Right. So how do you do device ID? How do you do user ID in 2078? We sweep that under the rug by the way. So I say you need a service identity. You need an end user identity. You should have a device identity in there. Use that authenticated and authorize it. That's a really hard thing to skip over. And by the way, that's where you should fit in your risk based authentication and authorization systems and other things like that.
That is where a lot of BeyondCorp played, right? That was in the device ID, user ID, that side of it. Quite frankly, I don't know which of that is still around at play in Google or not. I know that that's an area that they actively iterated on. The general rule of thumb is that Google publishes a white paper when that's one Generation behind what, what is current.
So I, you know, I haven't been in, in quite a few years to be able to speculate, but I will say that the basics that that the identity based segmentation policy, it's still happening today internally. 100 percent
Elliot Volkman: I appreciate the context. It's just, I think it's helpful for people to know, because whenever you start digging into Zero Trust, that's one of those first topics that people tend to run into. It's like, oh, this is a huge implementation, but, you know, what the hell happened afterwards?
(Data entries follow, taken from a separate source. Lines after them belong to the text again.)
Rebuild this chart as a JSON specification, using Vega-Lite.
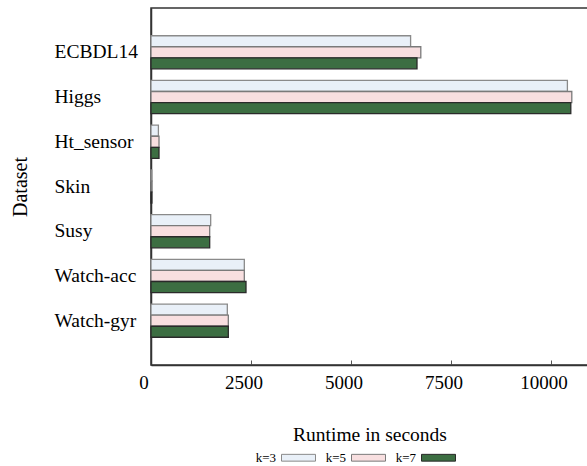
{
  "$schema": "https://vega.github.io/schema/vega-lite/v6.json",
  "autosize": "none",
  "width": 437,
  "height": 357,
  "padding": {"left": 151, "top": 8, "right": 0, "bottom": 101},
  "background": "white",
  "config": {
    "font": "Liberation Serif",
    "view": {"stroke": "#333", "strokeWidth": 1.5},
    "axis": {"labelFont": "Liberation Serif", "titleFont": "Liberation Serif", "labelColor": "black", "titleColor": "black", "titleFontWeight": "normal", "domainColor": "#333", "domainWidth": 1.5, "grid": false}
  },
  "data": {
    "values": [
      {"dataset": "ECBDL14", "k": "k=3", "runtime": 6490},
      {"dataset": "ECBDL14", "k": "k=5", "runtime": 6745},
      {"dataset": "ECBDL14", "k": "k=7", "runtime": 6650},
      {"dataset": "Higgs", "k": "k=3", "runtime": 10410},
      {"dataset": "Higgs", "k": "k=5", "runtime": 10520},
      {"dataset": "Higgs", "k": "k=7", "runtime": 10495},
      {"dataset": "Ht_sensor", "k": "k=3", "runtime": 185},
      {"dataset": "Ht_sensor", "k": "k=5", "runtime": 200},
      {"dataset": "Ht_sensor", "k": "k=7", "runtime": 200},
      {"dataset": "Skin", "k": "k=3", "runtime": 20},
      {"dataset": "Skin", "k": "k=5", "runtime": 22},
      {"dataset": "Skin", "k": "k=7", "runtime": 22},
      {"dataset": "Susy", "k": "k=3", "runtime": 1492},
      {"dataset": "Susy", "k": "k=5", "runtime": 1467},
      {"dataset": "Susy", "k": "k=7", "runtime": 1467},
      {"dataset": "Watch-acc", "k": "k=3", "runtime": 2333},
      {"dataset": "Watch-acc", "k": "k=5", "runtime": 2333},
      {"dataset": "Watch-acc", "k": "k=7", "runtime": 2375},
      {"dataset": "Watch-gyr", "k": "k=3", "runtime": 1908},
      {"dataset": "Watch-gyr", "k": "k=5", "runtime": 1933},
      {"dataset": "Watch-gyr", "k": "k=7", "runtime": 1933}
    ]
  },
  "mark": {"type": "bar", "strokeWidth": 1.3},
  "encoding": {
    "y": {
      "field": "dataset", "type": "nominal", "sort": null,
      "scale": {"paddingInner": 0.26, "paddingOuter": 0.62},
      "axis": {"title": "Dataset", "titleFontSize": 20, "labelFontSize": 19.5, "labelAlign": "left", "labelPadding": 97, "ticks": false, "titlePadding": 24}
    },
    "yOffset": {"field": "k", "type": "nominal", "scale": {"paddingInner": 0, "paddingOuter": 0}},
    "x": {
      "field": "runtime", "type": "quantitative", "stack": null,
      "scale": {"domain": [0, 10925], "nice": false, "zero": true},
      "axis": {"title": "Runtime in seconds", "titleFontSize": 19.5, "labelFontSize": 19, "format": "d", "values": [0, 2500, 5000, 7500, 10000], "tickSize": -5, "tickColor": "#555", "labelPadding": 13, "labelOffset": -7.5, "titlePadding": 33, "labelFlush": false}
    },
    "fill": {
      "field": "k", "type": "nominal",
      "scale": {"domain": ["k=3", "k=5", "k=7"], "range": ["#e9f0f8", "#f8dfe0", "#3c6e42"]},
      "legend": {"title": null, "orient": "none", "legendX": 130, "legendY": 432, "direction": "horizontal", "symbolType": "M-1,-0.2H1V0.2H-1Z", "symbolSize": 1156, "symbolStrokeColor": "#777", "symbolStrokeWidth": 1, "labelFontSize": 13, "labelFont": "Liberation Serif", "labelColor": "black", "labelAlign": "right", "labelOffset": -40, "columnPadding": 7, "symbolOpacity": 1}
    },
    "stroke": {
      "field": "k", "type": "nominal",
      "scale": {"domain": ["k=3", "k=5", "k=7"], "range": ["#8a8a8a", "#7a7a7a", "#2a2a2a"]},
      "legend": null
    }
  }
}
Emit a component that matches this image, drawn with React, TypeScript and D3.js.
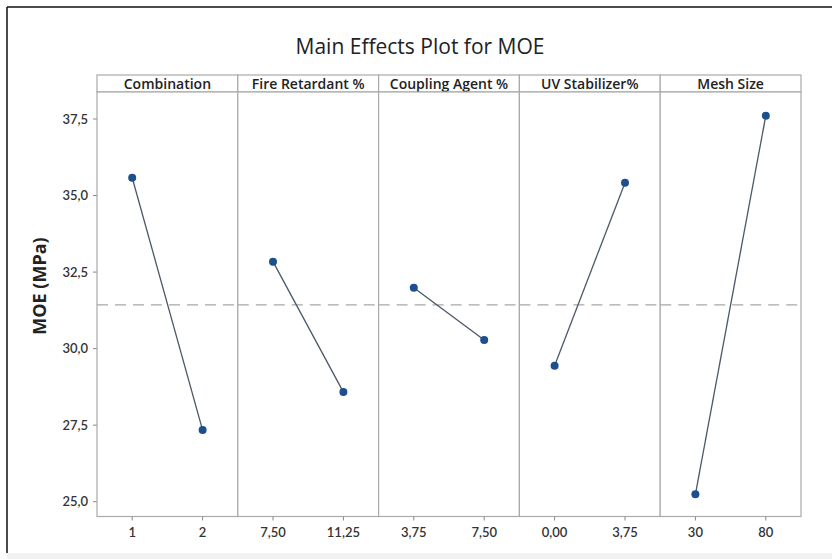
import React from "react";
import * as d3 from "d3";

// factors, their levels and the mean MOE at each level
const factors = ["Combination", "Fire Retardant %", "Coupling Agent %", "UV Stabilizer%", "Mesh Size"];
const levels = [
  ["1", "2"],
  ["7,50", "11,25"],
  ["3,75", "7,50"],
  ["0,00", "3,75"],
  ["30", "80"],
];
const means = [
  [35.58, 27.34],
  [32.84, 28.58],
  [31.99, 30.28],
  [29.44, 35.42],
  [25.24, 37.61],
];
const grandMean = 31.43;
const yTicks = [25, 27.5, 30, 32.5, 35, 37.5];

export default function App() {
  const width = 832, height = 559;
  const left = 97, right = 801, stripTop = 75, top = 92, bottom = 516.5;
  const font = "'Open Sans', Lato, sans-serif";
  const small = "Lato, 'Open Sans', sans-serif";

  const yScale = d3.scaleLinear().domain([25, 37.5]).range([501.7, 119]);

  const panel = d3.scaleBand<string>().domain(factors).range([left, right]).padding(0);
  const pw = panel.bandwidth();

  const fmt = (v: number) => v.toFixed(1).replace(".", ",");

  const line = d3.line<[number, number]>().x(d => d[0]).y(d => d[1]);

  return (
    <svg width={width} height={height} style={{ position: "absolute", left: 0, top: 0, background: "#fff" }}>
      <line x1={7} x2={7} y1={7} y2={553} stroke="#111" strokeWidth={1.5} />
      <line x1={7} x2={832} y1={7} y2={7} stroke="#111" strokeWidth={1.5} />
      <rect x={7} y={553} width={825} height={6} fill="#f2f2f2" />

      <text x={420} y={54} textAnchor="middle" fontFamily={font} fontSize={21} fill="#222">
        Main Effects Plot for MOE
      </text>

      <text transform={`translate(46,286) rotate(-90)`} textAnchor="middle"
        fontFamily={font} fontSize={18} fontWeight={700} fill="#222">
        MOE (MPa)
      </text>

      {/* y axis */}
      {yTicks.map(t => (
        <g key={t} transform={`translate(${left},${yScale(t)})`}>
          <line x1={-4} x2={0} stroke="#888" />
          <text x={-9} dy="0.35em" textAnchor="end" fontFamily={small} fontSize={13} fontWeight={600} fill="#333">
            {fmt(t)}
          </text>
        </g>
      ))}

      {factors.map((f, i) => {
        const x0 = panel(f) as number;
        const xs = d3.scalePoint<string>().domain(levels[i]).range([x0, x0 + pw]).padding(0.5);
        const pts: [number, number][] = levels[i].map((l, j) => [xs(l) as number, yScale(means[i][j])]);
        return (
          <g key={f}>
            <rect x={x0} y={stripTop} width={pw} height={top - stripTop} fill="#fff" stroke="#aaa" strokeWidth={1.2} />
            <text x={x0 + pw / 2} y={stripTop + 13.5} textAnchor="middle" fontFamily={font} fontSize={14}
              fontWeight={600} fill="#222">{f}</text>
            <rect x={x0} y={top} width={pw} height={bottom - top} fill="#fff" stroke="#aaa" strokeWidth={1.2} />
            <line x1={x0} x2={x0 + pw} y1={yScale(grandMean)} y2={yScale(grandMean)}
              stroke="#a8a8a8" strokeWidth={1.3} strokeDasharray="11,7" />
            <path d={line(pts) || ""} fill="none" stroke="#4b5868" strokeWidth={1.3} />
            {pts.map((p, j) => (
              <circle key={j} cx={p[0]} cy={p[1]} r={4} fill="#1d4f8f" />
            ))}
            {levels[i].map(l => (
              <g key={l} transform={`translate(${xs(l)},${bottom})`}>
                <line y1={0} y2={4} stroke="#888" />
                <text y={20} textAnchor="middle" fontFamily={small} fontSize={13} fontWeight={600} fill="#333">{l}</text>
              </g>
            ))}
          </g>
        );
      })}
    </svg>
  );
}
Obviously, you know, they face it now, but it's interesting to
Zack Butcher: continues to evolve.
Elliot Volkman: evolved.
Zack Butcher: Exactly. Yeah. And it continues to the day, right? That's 1 of the 1 of the. Challenges and, and fun parts of being a security team on, and I was on the I work on IAM and some of those things, but you know, they, they have nation state actors that they need to model against, right?
Like act, you know, and, and not all from outside the country the, the Snowden leaks are one that I use regularly in slide decks and the slide that I show in when I introduced 207A and I say the attacker can be inside the network. The picture that I don't actually use that Guam example the example that I use is actually the Snowden leaks of the NSA drawing of Google's infrastructure. The first time I ever saw that picture was on my engineering orientation at Google, where they, where they have an engineer who's very angry come out and, and explain why does the network look the way it looks. And the first picture is that, and then it goes from there. Right? So a motivated attacker can be in the network.
Elliot Volkman: Very interesting. I mean, so we are at the top of the hour Zach, thank you so much for running us through your contributions on the policy side and obviously giving some insight into what you are able to build on the heels of some of those core concepts. So thank you so much for sharing some of that expertise and insight with us.
Thank you for coming back safely so you can do most of the talking as per usual. I don't know how we would do this without you. So it is good to be back up and running. But yeah, so thank you, Zach.
Zack Butcher: Thank you for having me.
Elliot Volkman: wrap you back around.
Neal Dennis: Zach. Thanks man. Once again, good conversation. Appreciate the knowledge. Thank you.